> **Objective**: Output only the lines running from the line bearing "Output the LaTeX" through the line bearing "(13,891) -- cycle;", character for character.

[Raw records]
* BEGIN *

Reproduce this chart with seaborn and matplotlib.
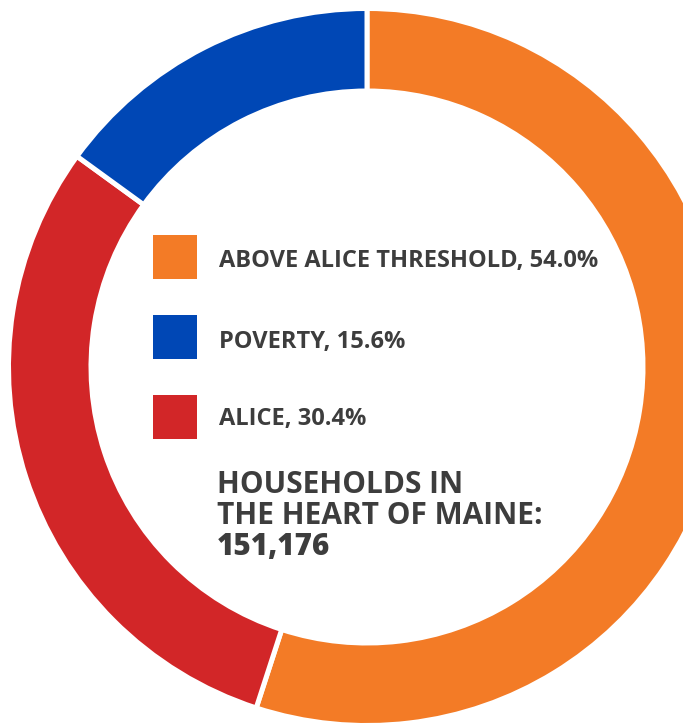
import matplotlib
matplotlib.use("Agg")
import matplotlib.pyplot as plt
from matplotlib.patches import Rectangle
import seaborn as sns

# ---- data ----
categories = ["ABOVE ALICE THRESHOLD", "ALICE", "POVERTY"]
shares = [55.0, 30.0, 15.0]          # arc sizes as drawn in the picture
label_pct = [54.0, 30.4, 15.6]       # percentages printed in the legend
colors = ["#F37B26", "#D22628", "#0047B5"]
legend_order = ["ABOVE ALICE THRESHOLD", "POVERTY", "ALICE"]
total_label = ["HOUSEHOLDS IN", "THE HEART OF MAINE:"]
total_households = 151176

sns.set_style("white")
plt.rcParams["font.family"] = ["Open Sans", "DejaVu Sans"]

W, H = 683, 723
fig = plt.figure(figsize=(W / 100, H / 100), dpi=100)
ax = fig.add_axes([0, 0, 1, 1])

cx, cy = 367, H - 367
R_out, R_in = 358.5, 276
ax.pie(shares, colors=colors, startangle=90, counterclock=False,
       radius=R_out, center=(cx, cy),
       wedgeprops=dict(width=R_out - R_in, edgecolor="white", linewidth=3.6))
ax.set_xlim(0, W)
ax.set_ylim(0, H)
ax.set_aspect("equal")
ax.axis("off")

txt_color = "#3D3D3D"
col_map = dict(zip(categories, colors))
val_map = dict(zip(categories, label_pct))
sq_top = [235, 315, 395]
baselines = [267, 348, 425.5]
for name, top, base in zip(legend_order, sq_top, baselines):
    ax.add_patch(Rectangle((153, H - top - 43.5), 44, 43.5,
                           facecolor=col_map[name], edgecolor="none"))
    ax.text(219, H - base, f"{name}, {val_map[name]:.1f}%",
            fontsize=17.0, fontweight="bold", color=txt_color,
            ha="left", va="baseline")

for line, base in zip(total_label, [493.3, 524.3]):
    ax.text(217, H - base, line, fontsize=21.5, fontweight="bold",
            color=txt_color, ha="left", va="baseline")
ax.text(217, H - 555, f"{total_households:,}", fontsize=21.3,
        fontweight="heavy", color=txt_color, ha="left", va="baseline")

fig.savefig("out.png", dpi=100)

* END *
* BEGIN *

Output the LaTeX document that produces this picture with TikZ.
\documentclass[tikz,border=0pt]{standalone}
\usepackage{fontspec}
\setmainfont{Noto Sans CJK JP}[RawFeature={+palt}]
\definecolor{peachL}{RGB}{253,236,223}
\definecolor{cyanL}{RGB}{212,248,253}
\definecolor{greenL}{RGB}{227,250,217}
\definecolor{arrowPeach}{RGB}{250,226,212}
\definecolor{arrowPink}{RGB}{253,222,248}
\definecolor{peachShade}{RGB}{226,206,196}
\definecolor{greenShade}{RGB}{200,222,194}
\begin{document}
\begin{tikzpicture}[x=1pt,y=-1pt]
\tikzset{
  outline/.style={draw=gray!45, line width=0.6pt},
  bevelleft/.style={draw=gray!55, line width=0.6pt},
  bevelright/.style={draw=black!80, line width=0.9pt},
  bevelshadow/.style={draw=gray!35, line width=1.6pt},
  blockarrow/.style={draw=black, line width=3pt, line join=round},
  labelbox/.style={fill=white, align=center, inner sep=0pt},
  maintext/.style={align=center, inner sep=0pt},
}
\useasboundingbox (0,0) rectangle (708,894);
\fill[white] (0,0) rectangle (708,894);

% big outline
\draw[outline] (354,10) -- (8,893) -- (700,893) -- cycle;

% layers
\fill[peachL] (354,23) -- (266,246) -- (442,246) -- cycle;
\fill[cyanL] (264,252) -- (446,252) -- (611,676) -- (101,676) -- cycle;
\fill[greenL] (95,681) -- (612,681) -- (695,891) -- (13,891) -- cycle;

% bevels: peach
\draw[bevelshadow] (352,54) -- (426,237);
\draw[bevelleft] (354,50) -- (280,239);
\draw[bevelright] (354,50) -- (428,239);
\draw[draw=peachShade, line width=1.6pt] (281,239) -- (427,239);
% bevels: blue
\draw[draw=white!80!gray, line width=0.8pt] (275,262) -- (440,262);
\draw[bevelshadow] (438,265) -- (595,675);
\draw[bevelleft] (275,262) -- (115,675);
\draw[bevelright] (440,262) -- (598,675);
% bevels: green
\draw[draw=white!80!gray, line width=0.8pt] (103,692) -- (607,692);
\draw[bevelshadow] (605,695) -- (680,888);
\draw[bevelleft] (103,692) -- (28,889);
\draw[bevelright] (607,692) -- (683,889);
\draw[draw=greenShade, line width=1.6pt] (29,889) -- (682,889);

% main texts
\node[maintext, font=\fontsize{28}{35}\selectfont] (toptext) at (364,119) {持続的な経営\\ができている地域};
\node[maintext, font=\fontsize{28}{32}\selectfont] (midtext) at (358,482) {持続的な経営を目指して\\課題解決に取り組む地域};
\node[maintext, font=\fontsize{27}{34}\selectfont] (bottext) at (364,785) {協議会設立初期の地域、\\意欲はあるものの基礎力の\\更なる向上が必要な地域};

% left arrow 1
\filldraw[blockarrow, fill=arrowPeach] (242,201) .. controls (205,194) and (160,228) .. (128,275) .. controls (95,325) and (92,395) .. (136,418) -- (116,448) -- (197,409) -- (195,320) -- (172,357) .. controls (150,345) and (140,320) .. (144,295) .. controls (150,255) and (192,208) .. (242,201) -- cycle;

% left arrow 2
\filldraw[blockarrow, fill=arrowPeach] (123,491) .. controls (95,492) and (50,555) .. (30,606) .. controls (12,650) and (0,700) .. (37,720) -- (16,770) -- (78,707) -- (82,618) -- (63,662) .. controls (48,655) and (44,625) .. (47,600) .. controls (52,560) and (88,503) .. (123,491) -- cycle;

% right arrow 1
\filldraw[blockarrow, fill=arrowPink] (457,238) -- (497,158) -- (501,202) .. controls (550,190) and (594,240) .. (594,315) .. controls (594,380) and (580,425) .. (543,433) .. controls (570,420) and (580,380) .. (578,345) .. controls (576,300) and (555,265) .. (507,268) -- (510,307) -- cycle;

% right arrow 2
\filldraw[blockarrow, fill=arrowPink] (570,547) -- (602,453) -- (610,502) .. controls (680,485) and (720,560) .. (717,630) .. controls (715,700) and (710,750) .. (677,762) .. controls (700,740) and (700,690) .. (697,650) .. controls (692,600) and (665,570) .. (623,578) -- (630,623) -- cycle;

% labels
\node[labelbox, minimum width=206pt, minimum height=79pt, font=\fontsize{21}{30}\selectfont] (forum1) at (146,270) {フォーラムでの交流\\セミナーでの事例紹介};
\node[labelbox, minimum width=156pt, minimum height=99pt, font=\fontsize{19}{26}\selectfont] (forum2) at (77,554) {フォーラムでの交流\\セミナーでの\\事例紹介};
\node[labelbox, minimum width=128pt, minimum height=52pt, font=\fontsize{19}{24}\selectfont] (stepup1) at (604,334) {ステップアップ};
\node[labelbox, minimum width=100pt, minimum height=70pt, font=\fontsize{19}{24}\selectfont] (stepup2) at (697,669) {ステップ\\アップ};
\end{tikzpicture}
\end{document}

* END *
* BEGIN *

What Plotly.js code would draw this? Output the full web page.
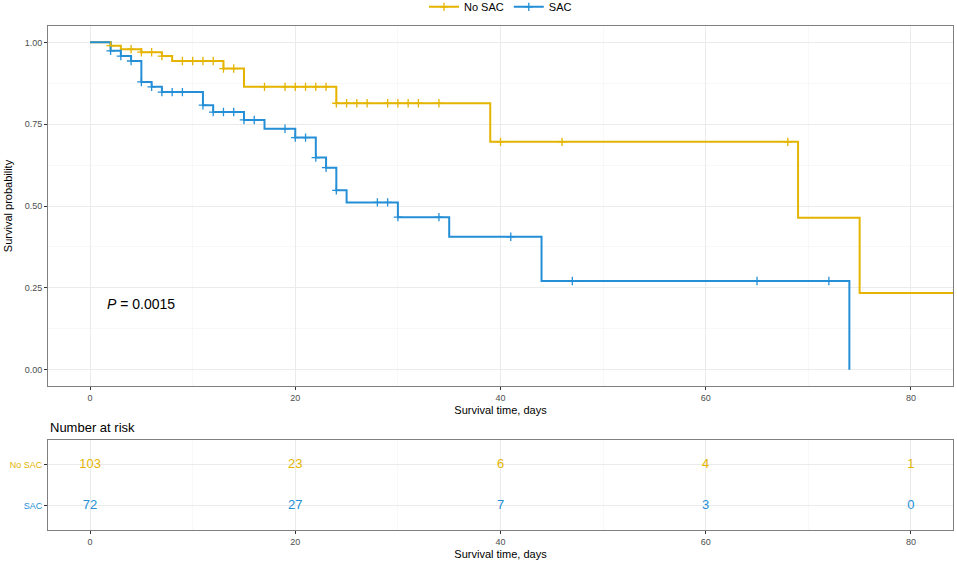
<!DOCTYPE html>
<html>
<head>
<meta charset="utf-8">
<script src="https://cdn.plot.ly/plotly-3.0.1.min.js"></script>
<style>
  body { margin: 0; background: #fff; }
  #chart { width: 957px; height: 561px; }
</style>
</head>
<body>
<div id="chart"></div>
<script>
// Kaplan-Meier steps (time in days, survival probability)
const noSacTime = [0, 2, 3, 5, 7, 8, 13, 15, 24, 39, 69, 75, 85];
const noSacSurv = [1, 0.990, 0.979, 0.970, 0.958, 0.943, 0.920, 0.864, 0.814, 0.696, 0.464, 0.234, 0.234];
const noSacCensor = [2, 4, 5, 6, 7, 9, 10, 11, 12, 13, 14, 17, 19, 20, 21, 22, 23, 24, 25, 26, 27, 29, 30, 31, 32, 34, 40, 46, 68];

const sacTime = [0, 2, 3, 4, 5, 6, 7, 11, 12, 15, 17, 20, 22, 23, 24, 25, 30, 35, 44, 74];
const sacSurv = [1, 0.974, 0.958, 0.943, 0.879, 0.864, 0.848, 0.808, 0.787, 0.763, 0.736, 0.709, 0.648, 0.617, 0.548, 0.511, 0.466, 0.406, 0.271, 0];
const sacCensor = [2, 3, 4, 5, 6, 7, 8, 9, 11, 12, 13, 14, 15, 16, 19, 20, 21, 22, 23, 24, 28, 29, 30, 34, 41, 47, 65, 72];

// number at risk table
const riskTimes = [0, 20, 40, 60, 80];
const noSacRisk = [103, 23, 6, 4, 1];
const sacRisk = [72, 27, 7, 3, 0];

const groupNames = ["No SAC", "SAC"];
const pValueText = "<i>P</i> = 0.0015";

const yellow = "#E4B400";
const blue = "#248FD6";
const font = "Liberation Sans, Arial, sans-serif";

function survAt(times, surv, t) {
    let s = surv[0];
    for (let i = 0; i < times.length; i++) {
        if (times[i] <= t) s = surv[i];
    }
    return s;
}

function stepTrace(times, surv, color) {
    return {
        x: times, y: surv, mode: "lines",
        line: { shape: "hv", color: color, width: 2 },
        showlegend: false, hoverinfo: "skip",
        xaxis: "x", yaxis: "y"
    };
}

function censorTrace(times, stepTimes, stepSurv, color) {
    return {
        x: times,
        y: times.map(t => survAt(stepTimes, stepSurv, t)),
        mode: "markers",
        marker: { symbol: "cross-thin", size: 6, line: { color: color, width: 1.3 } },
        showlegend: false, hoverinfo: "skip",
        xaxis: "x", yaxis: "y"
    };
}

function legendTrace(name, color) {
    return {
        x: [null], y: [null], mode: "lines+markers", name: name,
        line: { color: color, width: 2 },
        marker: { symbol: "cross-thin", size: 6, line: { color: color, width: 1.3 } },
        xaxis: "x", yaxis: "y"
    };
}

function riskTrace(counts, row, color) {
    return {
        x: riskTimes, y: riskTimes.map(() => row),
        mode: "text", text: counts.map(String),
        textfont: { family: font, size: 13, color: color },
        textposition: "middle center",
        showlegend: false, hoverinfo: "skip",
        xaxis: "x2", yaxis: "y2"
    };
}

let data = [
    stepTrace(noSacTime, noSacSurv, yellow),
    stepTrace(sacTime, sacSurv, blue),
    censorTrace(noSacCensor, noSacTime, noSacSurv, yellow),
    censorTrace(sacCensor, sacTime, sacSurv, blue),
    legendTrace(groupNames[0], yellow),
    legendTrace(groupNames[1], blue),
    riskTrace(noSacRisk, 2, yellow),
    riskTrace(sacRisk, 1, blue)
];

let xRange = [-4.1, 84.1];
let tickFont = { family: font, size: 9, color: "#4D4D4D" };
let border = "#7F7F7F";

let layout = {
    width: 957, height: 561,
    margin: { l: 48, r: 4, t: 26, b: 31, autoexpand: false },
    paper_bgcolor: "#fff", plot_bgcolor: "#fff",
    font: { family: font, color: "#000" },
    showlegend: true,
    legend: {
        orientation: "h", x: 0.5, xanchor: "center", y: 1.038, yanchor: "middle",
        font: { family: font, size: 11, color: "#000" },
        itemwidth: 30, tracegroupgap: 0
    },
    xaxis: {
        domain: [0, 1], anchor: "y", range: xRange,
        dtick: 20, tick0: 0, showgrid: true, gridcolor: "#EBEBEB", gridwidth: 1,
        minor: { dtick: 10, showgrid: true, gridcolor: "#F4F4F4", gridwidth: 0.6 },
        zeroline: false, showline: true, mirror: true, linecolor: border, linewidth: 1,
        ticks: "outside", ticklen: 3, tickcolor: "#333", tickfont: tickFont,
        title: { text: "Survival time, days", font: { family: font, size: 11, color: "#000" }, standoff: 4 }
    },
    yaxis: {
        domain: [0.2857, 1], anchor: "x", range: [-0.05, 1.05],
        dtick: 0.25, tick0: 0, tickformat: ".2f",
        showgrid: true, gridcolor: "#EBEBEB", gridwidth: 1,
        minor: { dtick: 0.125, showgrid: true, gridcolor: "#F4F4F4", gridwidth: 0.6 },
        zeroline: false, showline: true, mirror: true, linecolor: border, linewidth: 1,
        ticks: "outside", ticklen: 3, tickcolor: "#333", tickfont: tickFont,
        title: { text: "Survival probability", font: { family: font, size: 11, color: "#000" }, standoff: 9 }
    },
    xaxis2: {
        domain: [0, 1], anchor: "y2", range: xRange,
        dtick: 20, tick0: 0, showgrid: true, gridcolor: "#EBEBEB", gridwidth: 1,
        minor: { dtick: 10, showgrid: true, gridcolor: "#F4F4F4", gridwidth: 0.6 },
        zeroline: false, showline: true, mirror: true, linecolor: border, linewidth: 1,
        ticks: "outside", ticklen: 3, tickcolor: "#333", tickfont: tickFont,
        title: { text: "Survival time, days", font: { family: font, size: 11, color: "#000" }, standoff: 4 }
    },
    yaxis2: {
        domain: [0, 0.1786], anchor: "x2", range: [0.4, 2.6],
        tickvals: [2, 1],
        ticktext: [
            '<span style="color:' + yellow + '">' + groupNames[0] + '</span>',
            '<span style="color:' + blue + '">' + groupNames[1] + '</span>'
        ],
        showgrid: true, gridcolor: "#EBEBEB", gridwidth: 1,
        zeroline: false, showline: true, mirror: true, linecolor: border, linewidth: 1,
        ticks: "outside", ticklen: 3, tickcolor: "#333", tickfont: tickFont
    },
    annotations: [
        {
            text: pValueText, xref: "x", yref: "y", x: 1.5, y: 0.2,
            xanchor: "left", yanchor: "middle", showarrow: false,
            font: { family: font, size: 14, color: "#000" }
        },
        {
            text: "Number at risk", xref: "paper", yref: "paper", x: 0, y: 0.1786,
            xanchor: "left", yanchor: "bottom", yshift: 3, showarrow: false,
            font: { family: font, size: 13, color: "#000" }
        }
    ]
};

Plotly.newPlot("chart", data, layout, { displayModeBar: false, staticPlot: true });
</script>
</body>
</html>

* END *

> **Task result**:
Output the LaTeX document that produces this picture with TikZ.
\documentclass[tikz,border=0pt]{standalone}
\usepackage{fontspec}
\setmainfont{Noto Sans CJK JP}[RawFeature={+palt}]
\definecolor{peachL}{RGB}{253,236,223}
\definecolor{cyanL}{RGB}{212,248,253}
\definecolor{greenL}{RGB}{227,250,217}
\definecolor{arrowPeach}{RGB}{250,226,212}
\definecolor{arrowPink}{RGB}{253,222,248}
\definecolor{peachShade}{RGB}{226,206,196}
\definecolor{greenShade}{RGB}{200,222,194}
\begin{document}
\begin{tikzpicture}[x=1pt,y=-1pt]
\tikzset{
  outline/.style={draw=gray!45, line width=0.6pt},
  bevelleft/.style={draw=gray!55, line width=0.6pt},
  bevelright/.style={draw=black!80, line width=0.9pt},
  bevelshadow/.style={draw=gray!35, line width=1.6pt},
  blockarrow/.style={draw=black, line width=3pt, line join=round},
  labelbox/.style={fill=white, align=center, inner sep=0pt},
  maintext/.style={align=center, inner sep=0pt},
}
\useasboundingbox (0,0) rectangle (708,894);
\fill[white] (0,0) rectangle (708,894);

% big outline
\draw[outline] (354,10) -- (8,893) -- (700,893) -- cycle;

% layers
\fill[peachL] (354,23) -- (266,246) -- (442,246) -- cycle;
\fill[cyanL] (264,252) -- (446,252) -- (611,676) -- (101,676) -- cycle;
\fill[greenL] (95,681) -- (612,681) -- (695,891) -- (13,891) -- cycle;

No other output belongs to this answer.